GIVEN TASK: All lines in the records below from the line with "Convert this chart to matplotlib code." through the line with "import matplotlib.pyplot as plt" are to be given again exactly, both ends included; the pictures are to be left out.

TASK INPUT:
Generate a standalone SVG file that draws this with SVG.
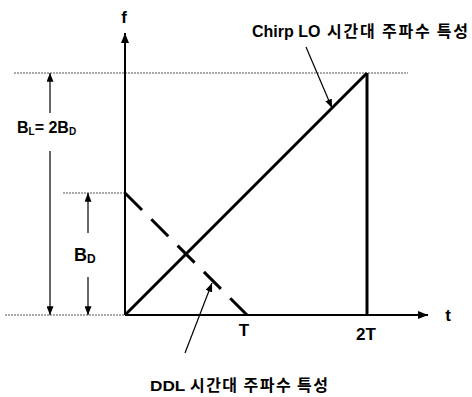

==

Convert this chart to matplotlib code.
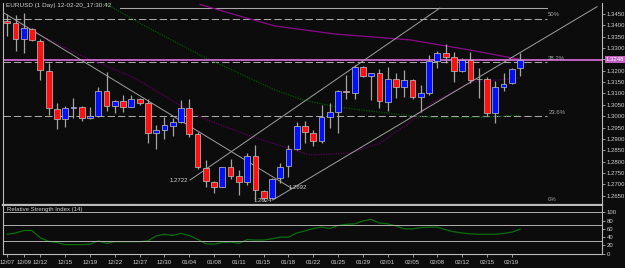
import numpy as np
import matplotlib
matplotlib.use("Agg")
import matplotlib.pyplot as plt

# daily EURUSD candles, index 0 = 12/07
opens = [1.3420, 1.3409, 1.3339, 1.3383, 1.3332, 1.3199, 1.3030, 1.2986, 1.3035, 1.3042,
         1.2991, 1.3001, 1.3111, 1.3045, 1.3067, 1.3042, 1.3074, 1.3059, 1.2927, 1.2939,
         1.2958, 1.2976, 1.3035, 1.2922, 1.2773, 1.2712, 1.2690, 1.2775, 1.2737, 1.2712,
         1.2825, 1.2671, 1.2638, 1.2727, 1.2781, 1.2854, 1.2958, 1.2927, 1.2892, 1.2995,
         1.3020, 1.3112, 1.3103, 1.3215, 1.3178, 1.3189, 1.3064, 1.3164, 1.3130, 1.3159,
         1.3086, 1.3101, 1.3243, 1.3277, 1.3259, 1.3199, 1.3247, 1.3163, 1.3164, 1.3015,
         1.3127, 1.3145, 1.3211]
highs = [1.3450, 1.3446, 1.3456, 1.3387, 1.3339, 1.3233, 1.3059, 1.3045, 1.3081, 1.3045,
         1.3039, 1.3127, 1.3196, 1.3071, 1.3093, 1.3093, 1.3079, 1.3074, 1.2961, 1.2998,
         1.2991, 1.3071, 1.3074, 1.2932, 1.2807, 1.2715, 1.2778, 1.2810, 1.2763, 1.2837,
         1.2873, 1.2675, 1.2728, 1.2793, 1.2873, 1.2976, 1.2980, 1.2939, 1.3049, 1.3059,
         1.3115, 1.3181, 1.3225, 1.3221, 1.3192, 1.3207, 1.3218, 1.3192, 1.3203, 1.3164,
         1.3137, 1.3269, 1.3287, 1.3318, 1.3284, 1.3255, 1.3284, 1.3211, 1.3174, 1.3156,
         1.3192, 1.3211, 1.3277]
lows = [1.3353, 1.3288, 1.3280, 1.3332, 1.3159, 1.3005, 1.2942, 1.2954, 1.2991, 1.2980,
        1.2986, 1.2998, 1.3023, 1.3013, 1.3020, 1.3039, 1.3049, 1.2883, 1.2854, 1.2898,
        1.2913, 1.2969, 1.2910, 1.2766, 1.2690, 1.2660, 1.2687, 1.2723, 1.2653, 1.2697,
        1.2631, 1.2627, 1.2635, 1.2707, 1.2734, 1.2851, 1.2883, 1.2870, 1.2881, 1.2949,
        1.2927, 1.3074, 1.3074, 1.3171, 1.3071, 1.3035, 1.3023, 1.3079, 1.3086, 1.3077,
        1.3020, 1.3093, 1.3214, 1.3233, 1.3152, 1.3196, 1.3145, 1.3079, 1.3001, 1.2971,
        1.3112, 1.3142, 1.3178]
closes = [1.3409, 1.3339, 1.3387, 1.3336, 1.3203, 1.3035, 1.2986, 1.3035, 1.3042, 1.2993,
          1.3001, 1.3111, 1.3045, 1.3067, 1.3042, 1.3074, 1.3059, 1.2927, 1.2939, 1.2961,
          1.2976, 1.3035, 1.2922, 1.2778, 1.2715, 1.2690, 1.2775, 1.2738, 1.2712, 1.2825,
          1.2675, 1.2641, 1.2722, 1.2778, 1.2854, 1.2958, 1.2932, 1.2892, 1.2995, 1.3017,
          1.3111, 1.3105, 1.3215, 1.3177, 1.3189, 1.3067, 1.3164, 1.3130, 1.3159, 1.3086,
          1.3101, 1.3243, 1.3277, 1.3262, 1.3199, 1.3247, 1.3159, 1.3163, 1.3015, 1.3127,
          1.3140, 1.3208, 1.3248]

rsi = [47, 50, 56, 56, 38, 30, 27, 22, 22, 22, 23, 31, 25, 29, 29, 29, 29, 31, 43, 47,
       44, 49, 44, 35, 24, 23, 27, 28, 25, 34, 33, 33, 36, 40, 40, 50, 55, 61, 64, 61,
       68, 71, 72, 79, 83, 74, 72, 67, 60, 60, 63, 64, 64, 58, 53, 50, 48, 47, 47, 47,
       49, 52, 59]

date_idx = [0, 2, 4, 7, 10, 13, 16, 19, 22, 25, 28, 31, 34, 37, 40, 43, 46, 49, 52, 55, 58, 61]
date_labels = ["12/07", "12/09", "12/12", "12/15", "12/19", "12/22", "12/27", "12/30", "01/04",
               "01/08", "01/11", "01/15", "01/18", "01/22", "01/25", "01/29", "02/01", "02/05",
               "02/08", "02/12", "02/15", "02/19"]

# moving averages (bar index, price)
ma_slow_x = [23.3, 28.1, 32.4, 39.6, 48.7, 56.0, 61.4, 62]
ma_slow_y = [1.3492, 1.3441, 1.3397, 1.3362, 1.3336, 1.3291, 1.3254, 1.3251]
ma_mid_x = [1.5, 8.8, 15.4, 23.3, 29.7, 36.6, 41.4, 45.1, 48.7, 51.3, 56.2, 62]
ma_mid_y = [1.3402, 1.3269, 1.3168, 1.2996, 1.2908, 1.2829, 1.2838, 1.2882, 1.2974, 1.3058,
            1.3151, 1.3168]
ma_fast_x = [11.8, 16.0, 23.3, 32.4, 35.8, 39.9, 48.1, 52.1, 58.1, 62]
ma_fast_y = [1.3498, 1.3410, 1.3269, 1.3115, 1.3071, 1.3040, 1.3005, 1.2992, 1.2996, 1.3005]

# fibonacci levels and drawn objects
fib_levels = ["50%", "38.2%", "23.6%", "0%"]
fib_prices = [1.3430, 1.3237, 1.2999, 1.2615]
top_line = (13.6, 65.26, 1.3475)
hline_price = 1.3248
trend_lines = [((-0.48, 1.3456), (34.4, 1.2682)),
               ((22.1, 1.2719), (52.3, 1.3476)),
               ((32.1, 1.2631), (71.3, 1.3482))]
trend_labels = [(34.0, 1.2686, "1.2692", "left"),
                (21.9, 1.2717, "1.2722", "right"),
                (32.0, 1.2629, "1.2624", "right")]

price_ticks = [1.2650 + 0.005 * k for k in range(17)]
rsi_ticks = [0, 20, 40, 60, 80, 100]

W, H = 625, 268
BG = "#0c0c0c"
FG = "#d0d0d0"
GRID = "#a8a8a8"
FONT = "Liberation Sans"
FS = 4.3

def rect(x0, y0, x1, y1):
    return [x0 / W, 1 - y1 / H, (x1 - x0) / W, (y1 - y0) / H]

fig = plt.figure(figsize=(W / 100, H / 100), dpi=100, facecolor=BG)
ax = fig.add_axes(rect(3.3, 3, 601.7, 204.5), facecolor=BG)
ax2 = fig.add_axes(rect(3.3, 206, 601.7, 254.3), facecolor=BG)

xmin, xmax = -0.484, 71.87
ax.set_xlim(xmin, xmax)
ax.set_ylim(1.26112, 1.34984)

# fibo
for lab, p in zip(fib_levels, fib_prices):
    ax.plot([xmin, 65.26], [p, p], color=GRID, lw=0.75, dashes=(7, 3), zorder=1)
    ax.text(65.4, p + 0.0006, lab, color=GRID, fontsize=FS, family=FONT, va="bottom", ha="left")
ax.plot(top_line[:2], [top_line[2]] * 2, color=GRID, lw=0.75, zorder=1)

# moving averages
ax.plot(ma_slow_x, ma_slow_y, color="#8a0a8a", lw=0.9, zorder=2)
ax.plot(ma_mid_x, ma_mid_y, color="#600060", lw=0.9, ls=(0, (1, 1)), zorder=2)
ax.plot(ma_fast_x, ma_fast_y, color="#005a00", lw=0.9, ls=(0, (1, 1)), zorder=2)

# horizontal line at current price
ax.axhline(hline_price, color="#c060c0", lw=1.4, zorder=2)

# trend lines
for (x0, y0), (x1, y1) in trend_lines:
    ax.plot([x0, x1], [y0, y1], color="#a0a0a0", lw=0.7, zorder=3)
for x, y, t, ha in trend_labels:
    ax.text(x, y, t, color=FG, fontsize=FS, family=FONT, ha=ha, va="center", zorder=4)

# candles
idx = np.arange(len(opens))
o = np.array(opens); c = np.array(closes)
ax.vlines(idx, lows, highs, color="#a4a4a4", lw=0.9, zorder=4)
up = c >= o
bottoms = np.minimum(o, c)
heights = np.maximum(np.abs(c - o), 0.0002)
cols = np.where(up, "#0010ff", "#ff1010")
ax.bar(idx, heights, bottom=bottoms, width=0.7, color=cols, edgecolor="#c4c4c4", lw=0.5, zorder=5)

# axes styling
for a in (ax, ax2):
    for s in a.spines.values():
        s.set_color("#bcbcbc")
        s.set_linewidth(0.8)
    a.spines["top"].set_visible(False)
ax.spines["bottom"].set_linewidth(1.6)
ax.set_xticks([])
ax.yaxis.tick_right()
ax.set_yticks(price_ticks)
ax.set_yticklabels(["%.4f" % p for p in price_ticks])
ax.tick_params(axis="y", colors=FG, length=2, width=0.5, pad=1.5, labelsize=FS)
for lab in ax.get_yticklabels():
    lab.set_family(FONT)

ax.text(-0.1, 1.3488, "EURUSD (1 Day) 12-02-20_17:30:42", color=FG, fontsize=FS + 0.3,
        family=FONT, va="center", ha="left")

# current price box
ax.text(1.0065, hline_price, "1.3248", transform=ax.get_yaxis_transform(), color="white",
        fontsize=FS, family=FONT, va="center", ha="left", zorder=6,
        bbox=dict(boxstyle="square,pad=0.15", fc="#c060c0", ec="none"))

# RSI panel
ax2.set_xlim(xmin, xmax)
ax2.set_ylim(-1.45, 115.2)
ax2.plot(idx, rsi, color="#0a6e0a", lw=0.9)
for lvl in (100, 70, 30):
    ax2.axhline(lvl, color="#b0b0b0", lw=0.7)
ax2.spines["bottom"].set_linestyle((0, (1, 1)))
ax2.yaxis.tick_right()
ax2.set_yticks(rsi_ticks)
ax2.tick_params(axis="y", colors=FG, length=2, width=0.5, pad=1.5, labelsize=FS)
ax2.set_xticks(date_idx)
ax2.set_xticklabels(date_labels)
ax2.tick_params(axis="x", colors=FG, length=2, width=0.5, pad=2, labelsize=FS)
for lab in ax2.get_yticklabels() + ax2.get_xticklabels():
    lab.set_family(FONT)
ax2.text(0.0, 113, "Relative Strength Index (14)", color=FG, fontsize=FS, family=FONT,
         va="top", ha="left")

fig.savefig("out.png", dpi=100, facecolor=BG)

TASK RESULT:
Convert this chart to matplotlib code.
import numpy as np
import matplotlib
matplotlib.use("Agg")
import matplotlib.pyplot as plt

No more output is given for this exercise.